## Problem to solve
Begin at the top of the entries below and write out every line through the one containing "line=dict(color=color, width=6)))", excluding pictures.

## Record extracts
↓
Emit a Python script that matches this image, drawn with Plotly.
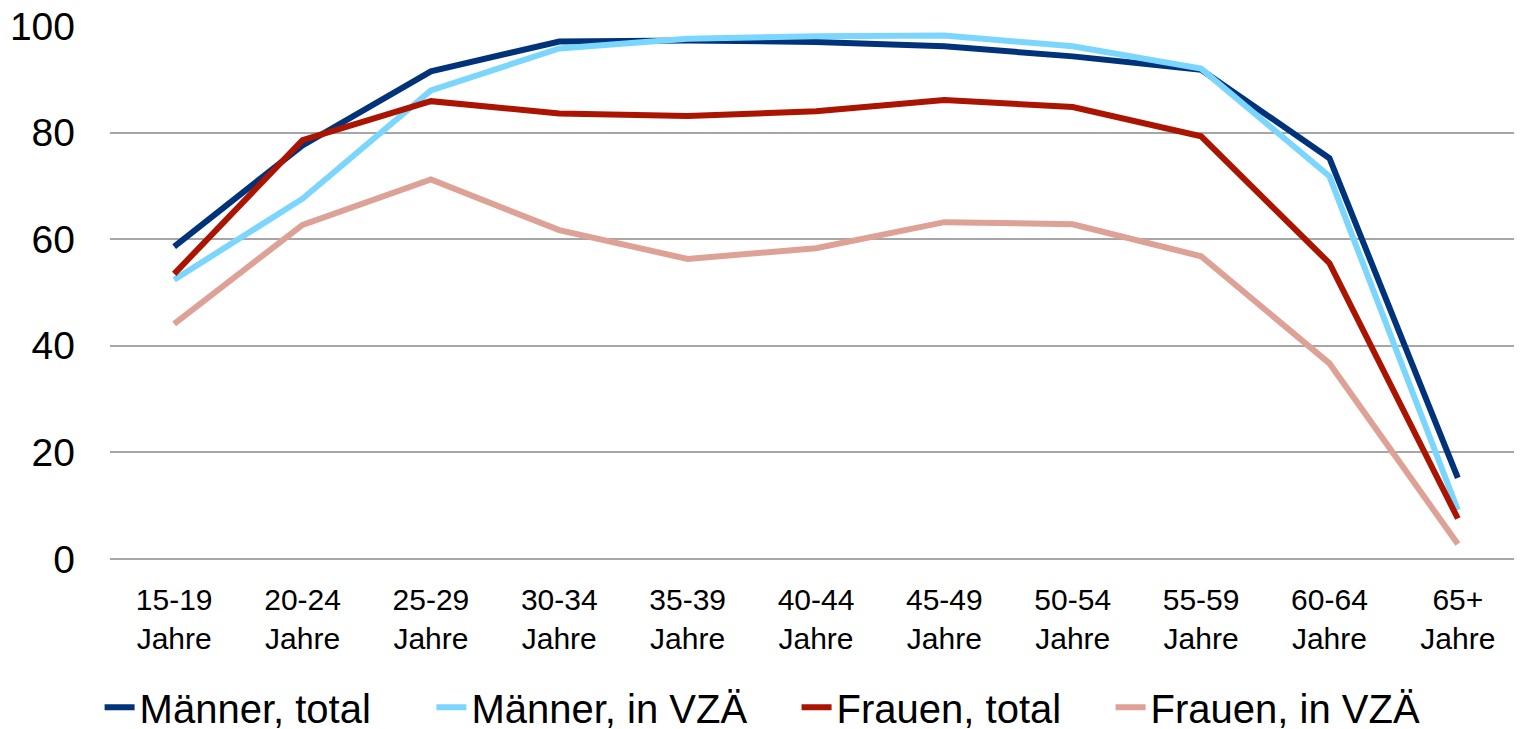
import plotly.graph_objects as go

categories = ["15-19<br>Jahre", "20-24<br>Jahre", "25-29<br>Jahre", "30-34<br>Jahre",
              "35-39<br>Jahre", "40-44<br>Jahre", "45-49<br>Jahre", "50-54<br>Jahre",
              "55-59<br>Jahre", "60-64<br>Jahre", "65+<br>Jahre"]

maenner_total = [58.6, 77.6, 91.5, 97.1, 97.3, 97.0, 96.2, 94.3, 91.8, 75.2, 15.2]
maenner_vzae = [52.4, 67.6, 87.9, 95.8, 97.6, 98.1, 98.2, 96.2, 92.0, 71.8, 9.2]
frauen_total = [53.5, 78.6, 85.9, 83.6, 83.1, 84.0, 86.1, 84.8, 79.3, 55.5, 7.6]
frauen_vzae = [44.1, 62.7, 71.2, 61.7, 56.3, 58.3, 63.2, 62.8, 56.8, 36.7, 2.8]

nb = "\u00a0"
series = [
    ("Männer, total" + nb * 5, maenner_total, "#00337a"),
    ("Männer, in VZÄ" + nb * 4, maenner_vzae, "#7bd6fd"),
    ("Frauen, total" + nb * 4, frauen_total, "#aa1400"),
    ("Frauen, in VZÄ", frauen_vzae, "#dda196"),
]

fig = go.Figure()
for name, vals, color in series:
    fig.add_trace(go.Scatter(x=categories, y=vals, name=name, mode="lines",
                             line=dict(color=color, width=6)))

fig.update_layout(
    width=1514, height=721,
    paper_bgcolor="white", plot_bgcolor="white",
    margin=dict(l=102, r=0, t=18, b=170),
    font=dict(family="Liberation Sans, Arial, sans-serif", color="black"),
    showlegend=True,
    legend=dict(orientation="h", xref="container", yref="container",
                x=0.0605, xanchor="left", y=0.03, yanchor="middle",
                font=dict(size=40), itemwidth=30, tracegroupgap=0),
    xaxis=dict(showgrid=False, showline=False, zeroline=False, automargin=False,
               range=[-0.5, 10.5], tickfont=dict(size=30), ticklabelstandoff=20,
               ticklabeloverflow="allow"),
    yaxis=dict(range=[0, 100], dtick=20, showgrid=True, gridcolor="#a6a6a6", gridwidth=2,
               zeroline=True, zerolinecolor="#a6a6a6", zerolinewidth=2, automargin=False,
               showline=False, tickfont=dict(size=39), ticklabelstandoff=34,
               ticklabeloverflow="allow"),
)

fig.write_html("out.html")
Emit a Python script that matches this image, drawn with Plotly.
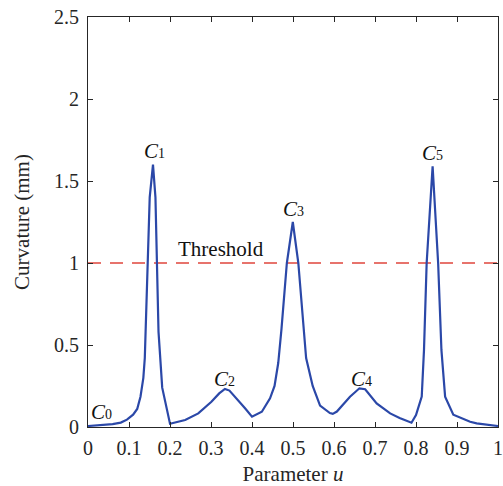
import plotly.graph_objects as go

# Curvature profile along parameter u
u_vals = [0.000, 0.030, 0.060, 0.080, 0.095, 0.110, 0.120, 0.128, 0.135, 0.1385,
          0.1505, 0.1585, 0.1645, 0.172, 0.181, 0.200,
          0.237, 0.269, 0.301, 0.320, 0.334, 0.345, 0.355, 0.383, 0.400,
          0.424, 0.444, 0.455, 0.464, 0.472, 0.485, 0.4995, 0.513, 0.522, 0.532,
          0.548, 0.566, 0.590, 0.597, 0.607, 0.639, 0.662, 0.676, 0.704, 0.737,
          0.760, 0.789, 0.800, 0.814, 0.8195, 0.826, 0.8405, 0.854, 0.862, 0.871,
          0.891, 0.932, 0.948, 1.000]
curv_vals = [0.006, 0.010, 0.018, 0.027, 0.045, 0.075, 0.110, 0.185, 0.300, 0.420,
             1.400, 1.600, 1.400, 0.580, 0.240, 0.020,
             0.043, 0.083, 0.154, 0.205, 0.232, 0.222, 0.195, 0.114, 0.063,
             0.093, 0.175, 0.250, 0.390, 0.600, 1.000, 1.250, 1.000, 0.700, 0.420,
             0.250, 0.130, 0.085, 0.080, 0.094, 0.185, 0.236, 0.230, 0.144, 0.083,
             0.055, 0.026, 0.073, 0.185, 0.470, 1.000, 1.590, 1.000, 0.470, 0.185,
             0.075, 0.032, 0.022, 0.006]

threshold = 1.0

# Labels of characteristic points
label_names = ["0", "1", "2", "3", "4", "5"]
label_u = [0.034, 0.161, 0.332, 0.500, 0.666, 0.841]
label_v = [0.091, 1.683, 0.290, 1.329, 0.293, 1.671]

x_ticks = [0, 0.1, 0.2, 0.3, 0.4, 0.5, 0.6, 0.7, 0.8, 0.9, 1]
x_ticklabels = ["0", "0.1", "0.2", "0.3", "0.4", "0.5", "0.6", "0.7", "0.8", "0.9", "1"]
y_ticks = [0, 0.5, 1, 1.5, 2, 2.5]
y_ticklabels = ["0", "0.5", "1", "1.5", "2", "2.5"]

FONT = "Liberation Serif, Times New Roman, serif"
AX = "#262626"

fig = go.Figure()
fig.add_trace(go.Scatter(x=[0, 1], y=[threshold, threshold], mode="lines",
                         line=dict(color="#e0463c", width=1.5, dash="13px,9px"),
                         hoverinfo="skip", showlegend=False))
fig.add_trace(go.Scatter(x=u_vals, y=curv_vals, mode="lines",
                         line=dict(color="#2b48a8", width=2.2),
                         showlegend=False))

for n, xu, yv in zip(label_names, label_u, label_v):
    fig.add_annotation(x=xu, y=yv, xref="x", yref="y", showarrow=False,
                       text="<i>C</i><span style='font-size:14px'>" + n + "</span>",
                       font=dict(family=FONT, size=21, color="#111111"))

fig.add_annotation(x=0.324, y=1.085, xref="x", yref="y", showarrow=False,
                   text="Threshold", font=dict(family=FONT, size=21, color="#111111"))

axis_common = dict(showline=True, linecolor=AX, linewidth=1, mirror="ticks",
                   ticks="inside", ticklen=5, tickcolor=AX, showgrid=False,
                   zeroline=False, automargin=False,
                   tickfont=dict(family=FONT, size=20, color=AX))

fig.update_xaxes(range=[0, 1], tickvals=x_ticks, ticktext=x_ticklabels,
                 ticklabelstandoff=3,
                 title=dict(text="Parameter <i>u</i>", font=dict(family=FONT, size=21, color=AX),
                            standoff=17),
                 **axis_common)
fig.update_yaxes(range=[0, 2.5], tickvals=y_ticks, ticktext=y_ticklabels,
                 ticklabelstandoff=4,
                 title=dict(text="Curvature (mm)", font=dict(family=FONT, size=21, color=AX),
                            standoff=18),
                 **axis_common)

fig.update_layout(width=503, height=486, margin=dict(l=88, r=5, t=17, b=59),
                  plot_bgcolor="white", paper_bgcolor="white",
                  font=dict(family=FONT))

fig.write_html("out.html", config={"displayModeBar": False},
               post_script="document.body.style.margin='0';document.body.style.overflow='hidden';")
↑
## Solution to this exercise
Emit a Python script that matches this image, drawn with Plotly.
import plotly.graph_objects as go

categories = ["15-19<br>Jahre", "20-24<br>Jahre", "25-29<br>Jahre", "30-34<br>Jahre",
              "35-39<br>Jahre", "40-44<br>Jahre", "45-49<br>Jahre", "50-54<br>Jahre",
              "55-59<br>Jahre", "60-64<br>Jahre", "65+<br>Jahre"]

maenner_total = [58.6, 77.6, 91.5, 97.1, 97.3, 97.0, 96.2, 94.3, 91.8, 75.2, 15.2]
maenner_vzae = [52.4, 67.6, 87.9, 95.8, 97.6, 98.1, 98.2, 96.2, 92.0, 71.8, 9.2]
frauen_total = [53.5, 78.6, 85.9, 83.6, 83.1, 84.0, 86.1, 84.8, 79.3, 55.5, 7.6]
frauen_vzae = [44.1, 62.7, 71.2, 61.7, 56.3, 58.3, 63.2, 62.8, 56.8, 36.7, 2.8]

nb = "\u00a0"
series = [
    ("Männer, total" + nb * 5, maenner_total, "#00337a"),
    ("Männer, in VZÄ" + nb * 4, maenner_vzae, "#7bd6fd"),
    ("Frauen, total" + nb * 4, frauen_total, "#aa1400"),
    ("Frauen, in VZÄ", frauen_vzae, "#dda196"),
]

fig = go.Figure()
for name, vals, color in series:
    fig.add_trace(go.Scatter(x=categories, y=vals, name=name, mode="lines",
                             line=dict(color=color, width=6)))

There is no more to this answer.